■ Task details ■
Extract each line bearing the word "this".
-------- Material for the task
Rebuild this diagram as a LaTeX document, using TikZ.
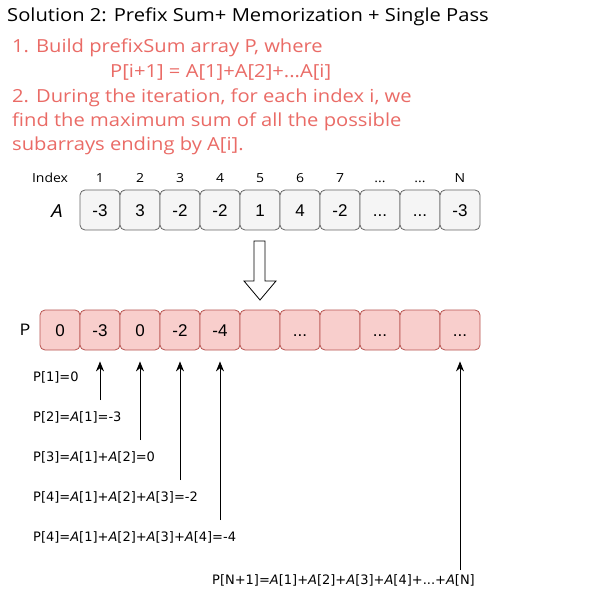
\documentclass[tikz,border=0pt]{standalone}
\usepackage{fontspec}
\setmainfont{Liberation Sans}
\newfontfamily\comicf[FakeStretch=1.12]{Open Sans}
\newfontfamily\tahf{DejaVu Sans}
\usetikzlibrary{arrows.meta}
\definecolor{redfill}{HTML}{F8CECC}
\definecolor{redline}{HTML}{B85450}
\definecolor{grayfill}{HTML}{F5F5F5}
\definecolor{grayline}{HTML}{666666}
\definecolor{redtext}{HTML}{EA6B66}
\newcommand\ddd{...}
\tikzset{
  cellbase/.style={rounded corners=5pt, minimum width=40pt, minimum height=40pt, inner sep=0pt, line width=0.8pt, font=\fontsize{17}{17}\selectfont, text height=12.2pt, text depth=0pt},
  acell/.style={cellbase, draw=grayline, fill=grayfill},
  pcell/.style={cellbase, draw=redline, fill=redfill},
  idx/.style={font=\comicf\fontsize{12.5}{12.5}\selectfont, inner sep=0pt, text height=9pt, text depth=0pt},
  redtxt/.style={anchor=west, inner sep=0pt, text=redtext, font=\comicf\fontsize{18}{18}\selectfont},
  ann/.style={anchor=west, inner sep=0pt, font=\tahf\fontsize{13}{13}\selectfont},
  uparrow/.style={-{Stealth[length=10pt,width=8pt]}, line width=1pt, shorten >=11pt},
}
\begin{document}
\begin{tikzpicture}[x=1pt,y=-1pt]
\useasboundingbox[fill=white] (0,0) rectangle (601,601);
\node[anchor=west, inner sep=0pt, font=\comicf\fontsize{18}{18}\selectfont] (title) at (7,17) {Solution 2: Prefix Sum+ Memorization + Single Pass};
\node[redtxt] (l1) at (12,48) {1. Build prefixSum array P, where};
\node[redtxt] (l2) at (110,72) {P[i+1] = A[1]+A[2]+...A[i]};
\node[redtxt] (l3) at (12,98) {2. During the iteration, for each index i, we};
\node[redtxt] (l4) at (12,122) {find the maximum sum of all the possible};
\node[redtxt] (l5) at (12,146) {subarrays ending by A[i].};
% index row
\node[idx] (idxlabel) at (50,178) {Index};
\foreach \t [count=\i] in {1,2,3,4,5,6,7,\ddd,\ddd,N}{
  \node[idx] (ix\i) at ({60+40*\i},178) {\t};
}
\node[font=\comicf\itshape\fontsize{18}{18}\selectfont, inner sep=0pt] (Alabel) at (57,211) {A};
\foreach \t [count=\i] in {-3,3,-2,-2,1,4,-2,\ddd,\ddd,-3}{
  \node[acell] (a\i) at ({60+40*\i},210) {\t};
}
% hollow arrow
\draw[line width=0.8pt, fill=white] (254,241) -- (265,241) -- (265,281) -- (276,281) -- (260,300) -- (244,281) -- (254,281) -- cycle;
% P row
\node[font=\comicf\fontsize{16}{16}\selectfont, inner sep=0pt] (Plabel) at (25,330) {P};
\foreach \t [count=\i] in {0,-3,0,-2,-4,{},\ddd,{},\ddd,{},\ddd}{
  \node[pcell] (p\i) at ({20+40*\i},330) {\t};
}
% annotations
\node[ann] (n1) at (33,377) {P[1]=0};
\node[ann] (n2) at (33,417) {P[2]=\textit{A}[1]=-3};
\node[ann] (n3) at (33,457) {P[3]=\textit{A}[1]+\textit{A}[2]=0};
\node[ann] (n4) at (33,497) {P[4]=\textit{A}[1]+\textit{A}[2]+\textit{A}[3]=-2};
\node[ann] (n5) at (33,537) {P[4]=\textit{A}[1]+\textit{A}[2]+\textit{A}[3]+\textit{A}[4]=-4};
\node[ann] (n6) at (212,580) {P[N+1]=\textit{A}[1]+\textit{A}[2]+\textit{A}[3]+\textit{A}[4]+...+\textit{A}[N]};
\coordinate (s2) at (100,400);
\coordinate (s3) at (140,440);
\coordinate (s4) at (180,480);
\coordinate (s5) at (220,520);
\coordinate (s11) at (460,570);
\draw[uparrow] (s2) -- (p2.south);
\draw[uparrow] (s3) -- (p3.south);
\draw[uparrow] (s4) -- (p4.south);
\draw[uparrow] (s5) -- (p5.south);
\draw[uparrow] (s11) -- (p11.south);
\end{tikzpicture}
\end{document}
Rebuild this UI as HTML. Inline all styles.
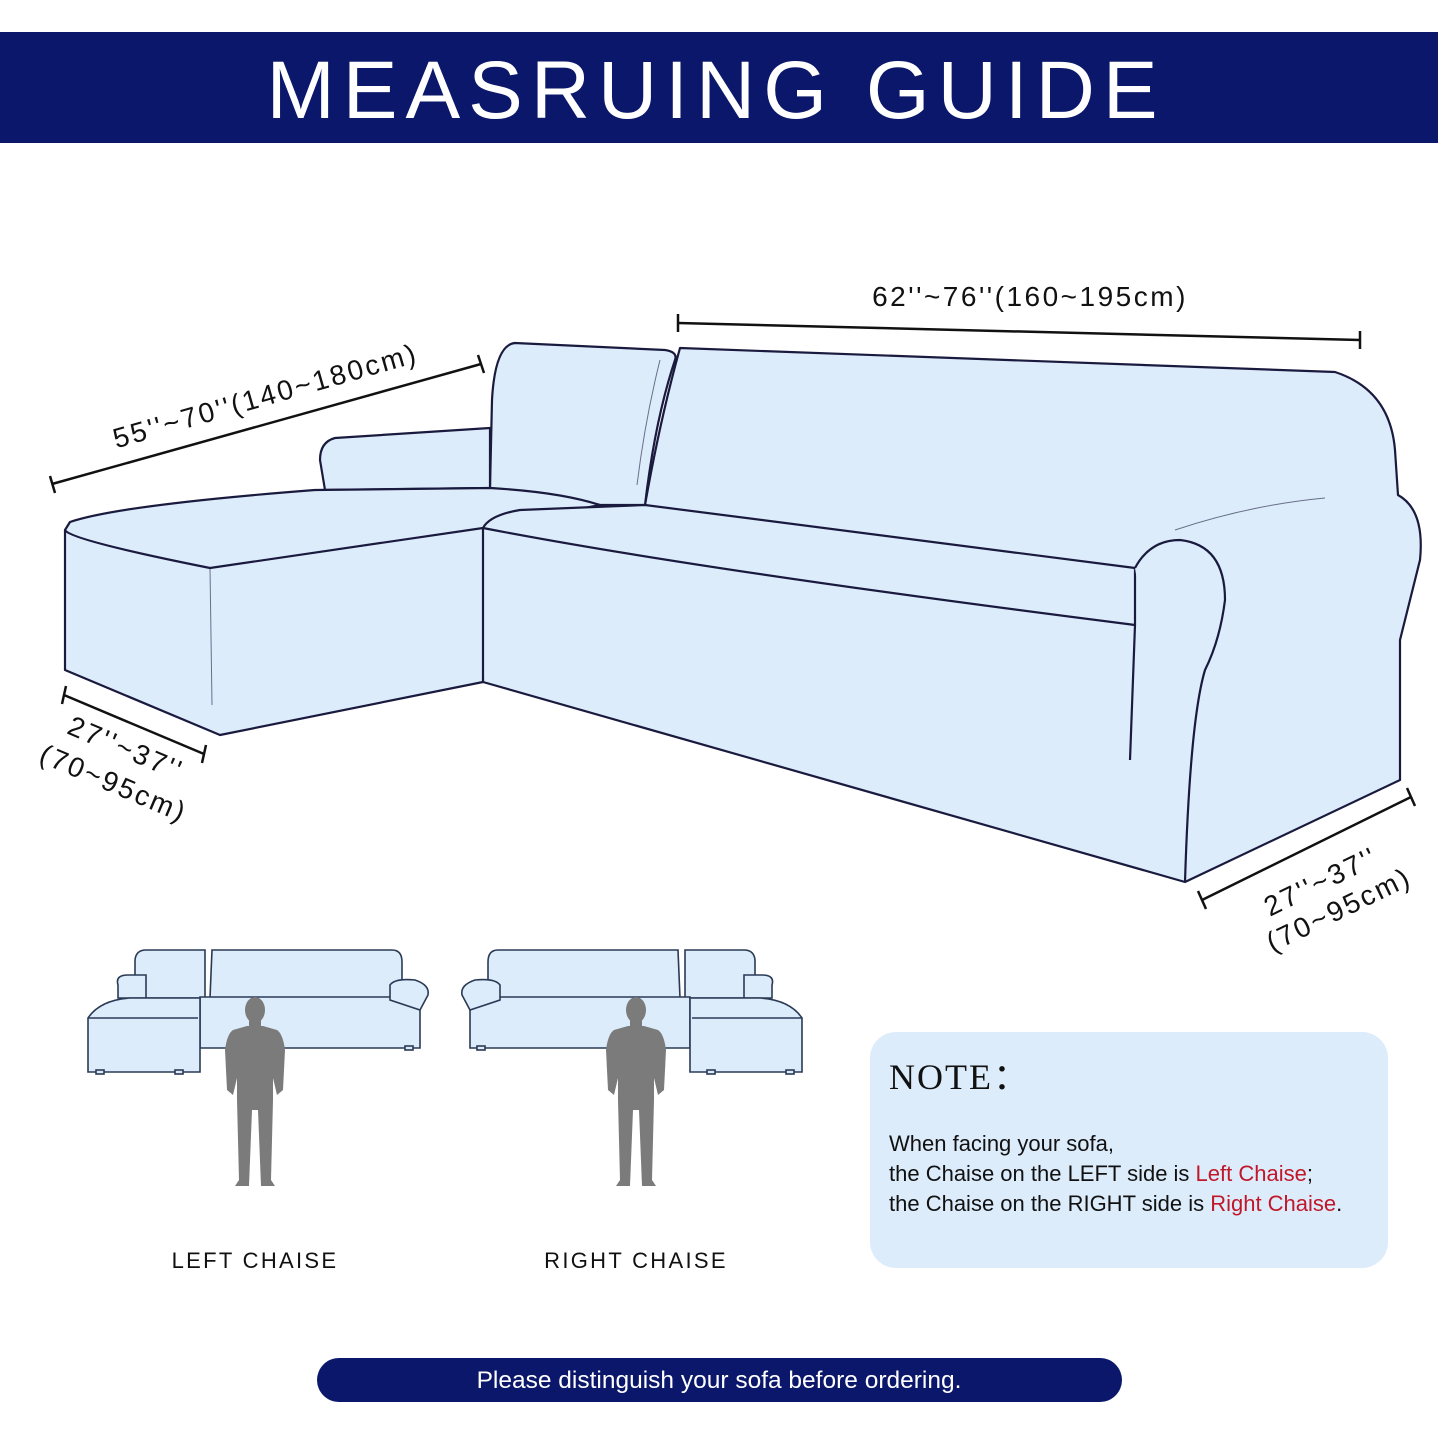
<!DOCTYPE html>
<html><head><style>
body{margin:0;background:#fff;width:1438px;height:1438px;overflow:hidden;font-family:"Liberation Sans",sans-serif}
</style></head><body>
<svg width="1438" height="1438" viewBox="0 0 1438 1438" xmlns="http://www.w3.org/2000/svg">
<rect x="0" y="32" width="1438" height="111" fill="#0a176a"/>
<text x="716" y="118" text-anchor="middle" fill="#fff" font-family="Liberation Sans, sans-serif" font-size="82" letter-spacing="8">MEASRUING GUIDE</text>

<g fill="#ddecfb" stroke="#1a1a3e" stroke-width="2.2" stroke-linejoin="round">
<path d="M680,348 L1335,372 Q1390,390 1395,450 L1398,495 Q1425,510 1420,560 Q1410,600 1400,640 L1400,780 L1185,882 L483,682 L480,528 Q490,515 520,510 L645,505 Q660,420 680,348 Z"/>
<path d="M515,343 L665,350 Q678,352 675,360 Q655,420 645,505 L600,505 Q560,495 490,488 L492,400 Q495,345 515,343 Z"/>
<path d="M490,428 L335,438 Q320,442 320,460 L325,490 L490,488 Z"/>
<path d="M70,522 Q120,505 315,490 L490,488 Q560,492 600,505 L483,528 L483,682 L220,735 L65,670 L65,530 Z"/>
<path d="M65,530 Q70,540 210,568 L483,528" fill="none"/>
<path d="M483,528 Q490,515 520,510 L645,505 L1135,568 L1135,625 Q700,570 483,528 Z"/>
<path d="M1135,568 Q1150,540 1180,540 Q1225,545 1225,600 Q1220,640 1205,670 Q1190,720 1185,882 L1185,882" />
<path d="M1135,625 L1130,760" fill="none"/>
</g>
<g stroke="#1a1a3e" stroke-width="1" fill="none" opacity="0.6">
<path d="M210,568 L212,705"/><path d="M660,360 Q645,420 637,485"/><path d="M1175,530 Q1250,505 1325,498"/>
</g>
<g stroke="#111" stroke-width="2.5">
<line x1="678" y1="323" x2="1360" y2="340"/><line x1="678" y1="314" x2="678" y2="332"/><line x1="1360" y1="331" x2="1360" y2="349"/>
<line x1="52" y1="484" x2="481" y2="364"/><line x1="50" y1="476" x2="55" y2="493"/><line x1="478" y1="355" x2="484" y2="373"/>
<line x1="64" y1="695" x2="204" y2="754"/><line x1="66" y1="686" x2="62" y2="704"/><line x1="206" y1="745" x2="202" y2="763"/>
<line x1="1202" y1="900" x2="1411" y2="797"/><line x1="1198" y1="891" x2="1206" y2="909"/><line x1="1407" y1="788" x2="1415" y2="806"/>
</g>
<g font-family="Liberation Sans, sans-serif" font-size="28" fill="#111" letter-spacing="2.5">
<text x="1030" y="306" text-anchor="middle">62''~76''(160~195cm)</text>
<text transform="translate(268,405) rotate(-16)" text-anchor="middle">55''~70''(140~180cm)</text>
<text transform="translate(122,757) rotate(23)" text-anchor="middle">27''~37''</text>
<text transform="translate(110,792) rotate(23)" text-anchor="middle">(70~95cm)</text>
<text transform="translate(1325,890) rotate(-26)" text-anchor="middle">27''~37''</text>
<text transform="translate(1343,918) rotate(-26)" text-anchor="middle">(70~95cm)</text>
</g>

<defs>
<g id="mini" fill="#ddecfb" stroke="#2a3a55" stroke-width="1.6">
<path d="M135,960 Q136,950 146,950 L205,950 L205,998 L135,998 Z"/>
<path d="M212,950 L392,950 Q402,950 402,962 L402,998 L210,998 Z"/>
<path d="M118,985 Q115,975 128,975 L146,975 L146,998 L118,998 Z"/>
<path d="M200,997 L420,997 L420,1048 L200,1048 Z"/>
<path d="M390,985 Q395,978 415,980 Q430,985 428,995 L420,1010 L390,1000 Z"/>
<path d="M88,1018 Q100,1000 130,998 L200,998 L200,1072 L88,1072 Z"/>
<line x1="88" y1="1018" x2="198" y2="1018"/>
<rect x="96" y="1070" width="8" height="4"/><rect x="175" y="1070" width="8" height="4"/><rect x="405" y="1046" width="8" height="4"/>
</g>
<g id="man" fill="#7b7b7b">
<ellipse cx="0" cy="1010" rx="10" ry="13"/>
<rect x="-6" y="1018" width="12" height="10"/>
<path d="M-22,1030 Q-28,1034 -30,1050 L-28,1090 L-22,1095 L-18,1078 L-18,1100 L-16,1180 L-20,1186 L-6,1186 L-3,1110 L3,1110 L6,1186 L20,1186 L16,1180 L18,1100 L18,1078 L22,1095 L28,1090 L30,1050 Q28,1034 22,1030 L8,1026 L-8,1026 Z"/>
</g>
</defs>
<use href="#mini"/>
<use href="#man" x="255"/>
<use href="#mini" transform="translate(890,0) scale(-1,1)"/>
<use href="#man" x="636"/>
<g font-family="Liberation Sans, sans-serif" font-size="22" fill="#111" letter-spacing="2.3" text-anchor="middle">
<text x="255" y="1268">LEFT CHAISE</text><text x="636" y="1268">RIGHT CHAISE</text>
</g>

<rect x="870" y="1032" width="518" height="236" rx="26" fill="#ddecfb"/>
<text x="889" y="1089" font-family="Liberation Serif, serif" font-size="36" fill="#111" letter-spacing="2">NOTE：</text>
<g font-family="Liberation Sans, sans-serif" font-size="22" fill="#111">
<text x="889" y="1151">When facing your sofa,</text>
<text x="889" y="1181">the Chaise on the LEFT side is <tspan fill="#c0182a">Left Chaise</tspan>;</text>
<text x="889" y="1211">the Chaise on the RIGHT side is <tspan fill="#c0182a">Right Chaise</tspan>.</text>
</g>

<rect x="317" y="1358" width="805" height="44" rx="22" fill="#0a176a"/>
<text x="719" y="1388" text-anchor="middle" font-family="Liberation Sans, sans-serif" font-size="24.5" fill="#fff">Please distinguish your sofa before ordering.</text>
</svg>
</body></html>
----------------
■ Response ■
Rebuild this diagram as a LaTeX document, using TikZ.
Rebuild this UI as HTML. Inline all styles.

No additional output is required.